|As separatists in Catalonia jockeyed Friday to elude court rulings and find ways to deliver on their promise to declare independence, business giants hit back with plans to relocate their headquarters elsewhere in Spain amid the increasing political uncertainty.
Caixabank, Spain's third lender in global assets, said Friday that it was moving from Barcelona to the eastern city of Valencia, "given the current situation in Catalonia." It said it wants to remain in the eurozone and under the supervision of the European Central Bank — two things that would not happen if Catalonia did manage to secede.
The region's separatist government has vowed to use a pro-independence victory in a disputed referendum last weekend to go ahead with secession, while calling for Spain's central government to accept a dialogue.

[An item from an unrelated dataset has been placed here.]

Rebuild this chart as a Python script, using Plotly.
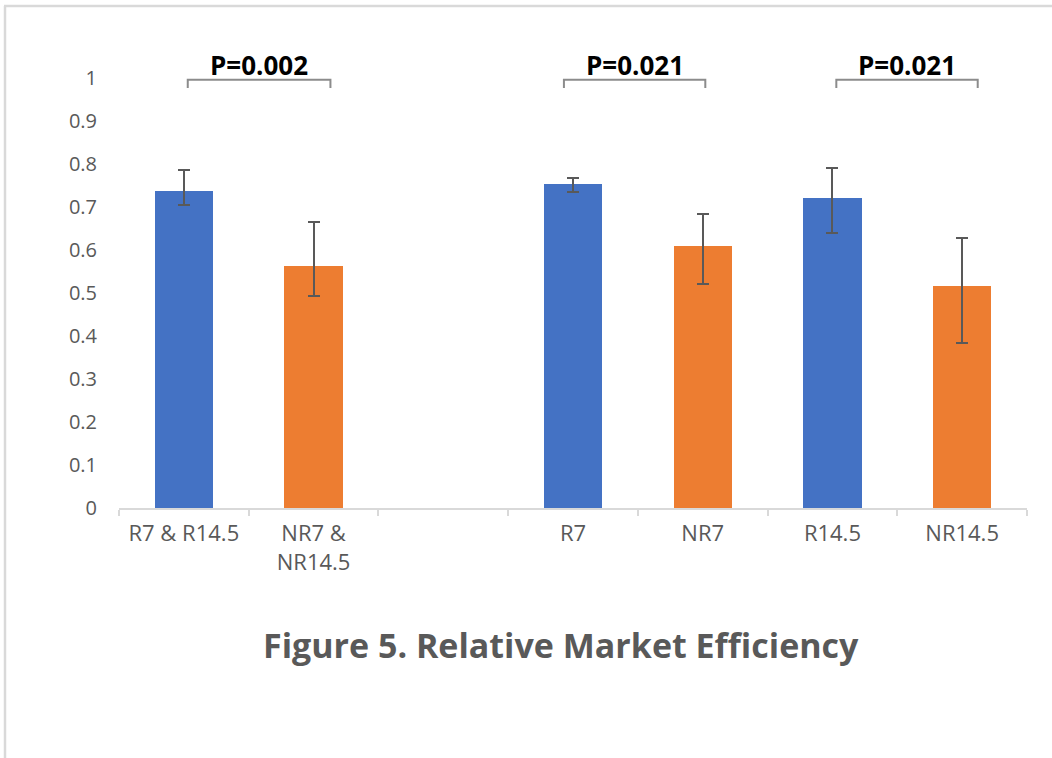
import plotly.graph_objects as go

# Categories along the x axis (the blank one separates the pooled pair from the split groups)
categories = ["R7 & R14.5", "NR7 &<br>NR14.5", " ", "R7", "NR7", "R14.5", "NR14.5"]
bar_categories = ["R7 & R14.5", "NR7 &<br>NR14.5", "R7", "NR7", "R14.5", "NR14.5"]
efficiency = [0.737, 0.563, 0.753, 0.609, 0.720, 0.516]
err_plus = [0.050, 0.101, 0.015, 0.074, 0.071, 0.113]
err_minus = [0.033, 0.069, 0.018, 0.087, 0.080, 0.132]
bar_colors = ["#4472C4", "#ED7D31", "#4472C4", "#ED7D31", "#4472C4", "#ED7D31"]

y_ticks = [0, 0.1, 0.2, 0.3, 0.4, 0.5, 0.6, 0.7, 0.8, 0.9, 1]
y_tick_text = ["0", "0.1", "0.2", "0.3", "0.4", "0.5", "0.6", "0.7", "0.8", "0.9", "1"]

# Significance brackets: (left index, right index, label)
brackets = [(0.03, 1.13, "P=0.002"), (2.93, 4.02, "P=0.021"), (5.03, 6.12, "P=0.021")]

W, H = 1052, 758
ML, MR, MT, MB = 119, 25, 78, 250
FONT = "Open Sans, Noto Sans, sans-serif"
GREY = "#595959"

pw = W - ML - MR
ph = H - MT - MB

def px_x(px):
    return (px - ML) / pw

def px_y(py):
    return (H - MB - py) / ph

fig = go.Figure()
fig.add_trace(go.Bar(
    x=bar_categories,
    y=efficiency,
    width=0.45,
    marker=dict(color=bar_colors, line=dict(width=0)),
    error_y=dict(type="data", symmetric=False, array=err_plus, arrayminus=err_minus,
                 color=GREY, thickness=2, width=6),
    showlegend=False,
    hoverinfo="x+y",
))

for x0, x1, label in brackets:
    fig.add_shape(type="path",
                  path=f"M {x0},0.977 L {x0},0.996 L {x1},0.996 L {x1},0.977",
                  xref="x", yref="y", line=dict(color="#8C8C8C", width=2))
    fig.add_annotation(x=(x0 + x1) / 2, y=px_y(65), xref="x", yref="paper",
                       text=f"<b>{label}</b>", showarrow=False,
                       font=dict(family=FONT, size=26, color="#000000"),
                       xanchor="center", yanchor="middle")

# Chart frame: top and left edges
fig.add_shape(type="line", xref="paper", yref="paper",
              x0=px_x(4), x1=px_x(W + 5), y0=px_y(6), y1=px_y(6),
              line=dict(color="#D9D9D9", width=2.5))
fig.add_shape(type="line", xref="paper", yref="paper",
              x0=px_x(5), x1=px_x(5), y0=px_y(6), y1=px_y(H + 5),
              line=dict(color="#D9D9D9", width=2.5))

fig.add_annotation(x=px_x(561), y=px_y(645), xref="paper", yref="paper",
                   text="<b>Figure 5. Relative Market Efficiency</b>", showarrow=False,
                   font=dict(family=FONT, size=34, color=GREY),
                   xanchor="center", yanchor="middle")

fig.update_layout(
    width=W, height=H,
    margin=dict(l=ML, r=MR, t=MT, b=MB, pad=0),
    paper_bgcolor="white", plot_bgcolor="white",
    font=dict(family=FONT, color=GREY, size=20),
    bargap=0,
    xaxis=dict(
        type="category", categoryorder="array", categoryarray=categories,
        range=[-0.5, 6.5], showgrid=False, zeroline=False,
        showline=True, linecolor="#D9D9D9", linewidth=2,
        ticks="outside", tickson="boundaries", ticklen=6, tickcolor="#D9D9D9", tickwidth=2,
        ticklabelstandoff=5,
        tickfont=dict(family=FONT, size=22, color=GREY),
    ),
    yaxis=dict(
        range=[0, 1], tickvals=y_ticks, ticktext=y_tick_text,
        showgrid=False, zeroline=False, showline=False, ticks="",
        ticklabelstandoff=21,
        tickfont=dict(family=FONT, size=20, color=GREY),
    ),
)

fig.write_html("out.html")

But the government of Spain's conservative Prime Minister Mariano Rajoy has rejected any negotiations unless the separatists drop their secession bid. Rajoy urged Puigdemont to cancel plans for declaring independence in order to avoid "greater evils."
"In order to dialogue, you must stay within the legal framework," Spanish cabinet spokesman Inigo Mendez de Vigo told reporters Friday, blaming the secessionists for breaking Spain's constitutional order.
"Coexistence is broken" in Catalonia, he said, warning Catalans that a parliamentary declaration of independence "is not enough" and that the international community needs to recognize independent nations.